What you will do:
Scan the records for the string "code"; copy each line where it occurs.

Dataset excerpts:
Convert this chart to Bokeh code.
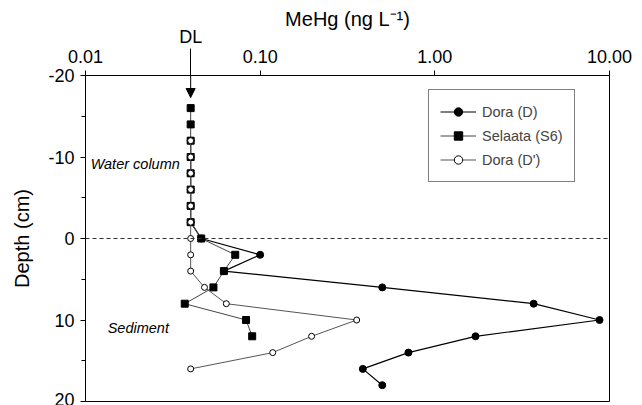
from bokeh.plotting import figure
from bokeh.models import (Range1d, FixedTicker, CustomJSTickFormatter, Span, Arrow,
                          NormalHead, Label, Legend, LegendItem, LogAxis)
from bokeh.embed import file_html
from bokeh.resources import INLINE

FONT = "Liberation Sans"

# ---- data ----
DL = 0.04
dora_d_depth = [-12, -10, -8, -6, -4, -2, 0, 2, 4, 6, 8, 10, 12, 14, 16, 18]
dora_d_mehg = [0.04, 0.04, 0.04, 0.04, 0.04, 0.04, 0.046, 0.10, 0.062, 0.50, 3.68, 8.77, 1.71, 0.706, 0.387, 0.50]

selaata_depth = [-16, -14, -12, -10, -8, -6, -4, -2, 0, 2, 4, 6, 8, 10, 12]
selaata_mehg = [0.04, 0.04, 0.04, 0.04, 0.04, 0.04, 0.04, 0.04, 0.046, 0.072, 0.062, 0.054, 0.037, 0.083, 0.090]

dora_dp_depth = [-12, -10, -8, -6, -4, -2, 0, 2, 4, 6, 8, 10, 12, 14, 16]
dora_dp_mehg = [0.04, 0.04, 0.04, 0.04, 0.04, 0.04, 0.04, 0.04, 0.04, 0.048, 0.064, 0.357, 0.197, 0.118, 0.04]

x_ticks = [0.01, 0.1, 1, 10]
y_ticks = [-20, -10, 0, 10, 20]
y_minor = [-15, -5, 5, 15]
y_tick_labels = {-20: "-20", -10: "-10", 0: "0", 10: "10", 20: "20"}

p = figure(width=642, height=405, x_axis_type="log", x_axis_location="above",
           x_range=Range1d(0.01, 10), y_range=Range1d(20, -20),
           output_backend="svg", toolbar_location=None,
           min_border_left=85, min_border_right=33, min_border_top=75, min_border_bottom=4)
p.grid.visible = False
p.outline_line_color = "black"
p.outline_line_width = 1
p.background_fill_color = "white"
p.border_fill_color = "white"

# x axis (top) - decade ticks, DL drawn as a long minor tick
xa = p.xaxis[0]
xa.ticker = FixedTicker(ticks=x_ticks, minor_ticks=[DL])
xa.formatter = CustomJSTickFormatter(code="return tick.toFixed(2);")
xa.major_label_text_font = FONT
xa.major_label_text_font_size = "18px"
xa.major_label_standoff = -14
xa.major_tick_out = 5
xa.major_tick_in = 0
xa.minor_tick_out = 27
xa.minor_tick_in = 0
xa.axis_line_color = "black"
xa.major_tick_line_color = "black"
xa.minor_tick_line_color = "black"
xa.major_label_text_color = "black"

# second top axis carrying the "DL" label and the axis title
xb = LogAxis(ticker=FixedTicker(ticks=[DL], minor_ticks=[]))
xb.formatter = CustomJSTickFormatter(code="return 'DL';")
xb.axis_line_color = None
xb.major_tick_line_color = None
xb.minor_tick_line_color = None
xb.major_tick_out = 0
xb.major_tick_in = 0
xb.major_label_standoff = 0
xb.major_label_text_font = FONT
xb.major_label_text_font_size = "18px"
xb.major_label_text_color = "black"
xb.axis_label = "MeHg (ng L\u207b\u00b9)"
xb.axis_label_text_font = FONT
xb.axis_label_text_font_size = "20px"
xb.axis_label_text_font_style = "normal"
xb.axis_label_text_color = "black"
xb.axis_label_standoff = -6
p.add_layout(xb, "above")

# y axis (left)
ya = p.yaxis[0]
ya.ticker = FixedTicker(ticks=y_ticks, minor_ticks=y_minor)
ya.major_label_overrides = y_tick_labels
ya.axis_label = "Depth (cm)"
ya.axis_label_text_font = FONT
ya.axis_label_text_font_size = "20px"
ya.axis_label_text_font_style = "normal"
ya.axis_label_standoff = 12
ya.major_label_text_font = FONT
ya.major_label_text_font_size = "18px"
ya.major_label_standoff = 6
ya.major_tick_out = 5
ya.major_tick_in = 0
ya.minor_tick_out = 4
ya.minor_tick_in = 0
ya.axis_line_color = "black"
ya.major_tick_line_color = "black"
ya.minor_tick_line_color = "black"
ya.major_label_text_color = "black"
ya.axis_label_text_color = "black"

# sediment-water interface
p.add_layout(Span(location=0, dimension="width", line_color="#333333",
                  line_width=1, line_dash="4 3"))

# series
r1l = p.line(dora_d_mehg, dora_d_depth, line_color="black", line_width=1.2)
r1s = p.scatter(dora_d_mehg, dora_d_depth, marker="circle", size=7, fill_color="black", line_color="black")

r2l = p.line(selaata_mehg, selaata_depth, line_color="#444444", line_width=1)
r2s = p.scatter(selaata_mehg, selaata_depth, marker="square", size=7, fill_color="black", line_color="black")

r3l = p.line(dora_dp_mehg, dora_dp_depth, line_color="#555555", line_width=1)
r3s = p.scatter(dora_dp_mehg, dora_dp_depth, marker="circle", size=6, fill_color="white",
                line_color="black", line_width=1)

legend = Legend(items=[LegendItem(label="Dora (D)", renderers=[r1l, r1s]),
                       LegendItem(label="Selaata (S6)", renderers=[r2l, r2s]),
                       LegendItem(label="Dora (D')", renderers=[r3l, r3s])],
                location=(343, 219), border_line_color="black", border_line_width=1,
                background_fill_color="white", background_fill_alpha=1,
                label_text_font=FONT, label_text_font_size="14.5px",
                glyph_width=36, glyph_height=21, label_standoff=6,
                padding=11, spacing=3, margin=0)
p.add_layout(legend, "center")

# detection limit arrow (inside the frame)
p.add_layout(Arrow(end=NormalHead(size=9, fill_color="black", line_color="black"),
                   x_start=DL, y_start=-20, x_end=DL, y_end=-17.3,
                   line_color="black", line_width=1))

# zone labels
p.add_layout(Label(x=0.0107, y=-9.2, text="Water column", text_align="left",
                   text_baseline="middle", text_font=FONT, text_font_size="14.5px",
                   text_font_style="italic", text_color="black"))
p.add_layout(Label(x=0.0134, y=11.0, text="Sediment", text_align="left",
                   text_baseline="middle", text_font=FONT, text_font_size="14.5px",
                   text_font_style="italic", text_color="black"))

open("out.html", "w").write(file_html(p, INLINE))
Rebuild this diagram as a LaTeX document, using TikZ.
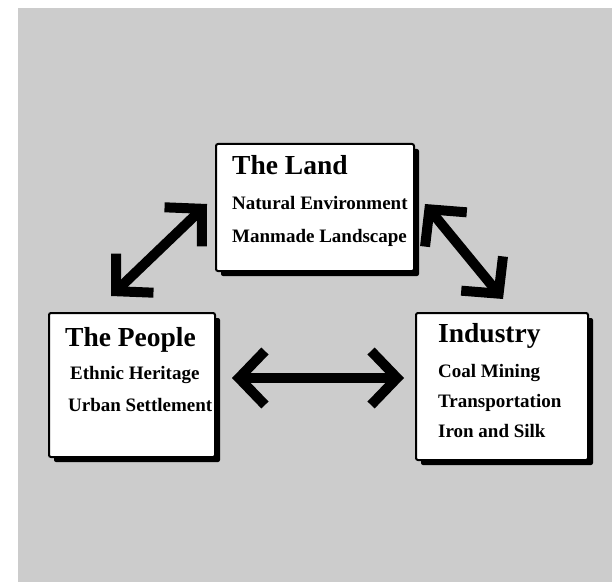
\documentclass[tikz,border=0pt]{standalone}
\usepackage{fontspec}
\setmainfont{Liberation Serif}
\usetikzlibrary{arrows.meta,shadows}
\tikzset{
  box/.style={draw=black, line width=2pt, fill=white, rounded corners=2pt,
    drop shadow={shadow xshift=5pt, shadow yshift=-5pt, fill=black, opacity=1},
    inner sep=0pt, anchor=north west},
  ttl/.style={anchor=base west, inner sep=0pt, font=\fontsize{27.5}{30}\selectfont\bfseries},
  sub/.style={anchor=base west, inner sep=0pt, font=\fontsize{19}{21}\selectfont\bfseries},
  bigarrow/.style={line width=10pt, {Straight Barb[length=26pt,width=54pt]}-{Straight Barb[length=26pt,width=54pt]}}
}
\begin{document}
\begin{tikzpicture}[x=1pt,y=-1pt]
\useasboundingbox (0,0) rectangle (615,585);
\fill[black!20] (18,8) rectangle (612,582);
% boxes
\node[box, minimum width=198pt, minimum height=127pt] (land) at (215,143) {};
\node[box, minimum width=166pt, minimum height=144pt] (people) at (48,312) {};
\node[box, minimum width=172pt, minimum height=147pt] (industry) at (415,312) {};
% texts
\node[ttl] (landT) at (232,175) {The Land};
\node[sub] (landA) at (232,210) {Natural Environment};
\node[sub] (landB) at (232,242) {Manmade Landscape};
\node[ttl] (peopleT) at (65,346) {The People};
\node[sub] (peopleA) at (70,379) {Ethnic Heritage};
\node[sub] (peopleB) at (68,411) {Urban Settlement};
\node[ttl] (indT) at (438,342) {Industry};
\node[sub] (indA) at (438,377) {Coal Mining};
\node[sub] (indB) at (438,407) {Transportation};
\node[sub] (indC) at (438,437) {Iron and Silk};
% arrow ends
\coordinate (lpA) at (111,296);
\coordinate (lpB) at (207,204);
\coordinate (liA) at (425,204);
\coordinate (liB) at (503,299);
\coordinate (piA) at (232,378);
\coordinate (piB) at (404,378);
\draw[bigarrow] (lpA) -- (lpB);
\draw[bigarrow] (liA) -- (liB);
\draw[bigarrow] (piA) -- (piB);
\end{tikzpicture}
\end{document}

Result of this exercise:
Convert this chart to Bokeh code.
xa.formatter = CustomJSTickFormatter(code="return tick.toFixed(2);")
xb.formatter = CustomJSTickFormatter(code="return 'DL';")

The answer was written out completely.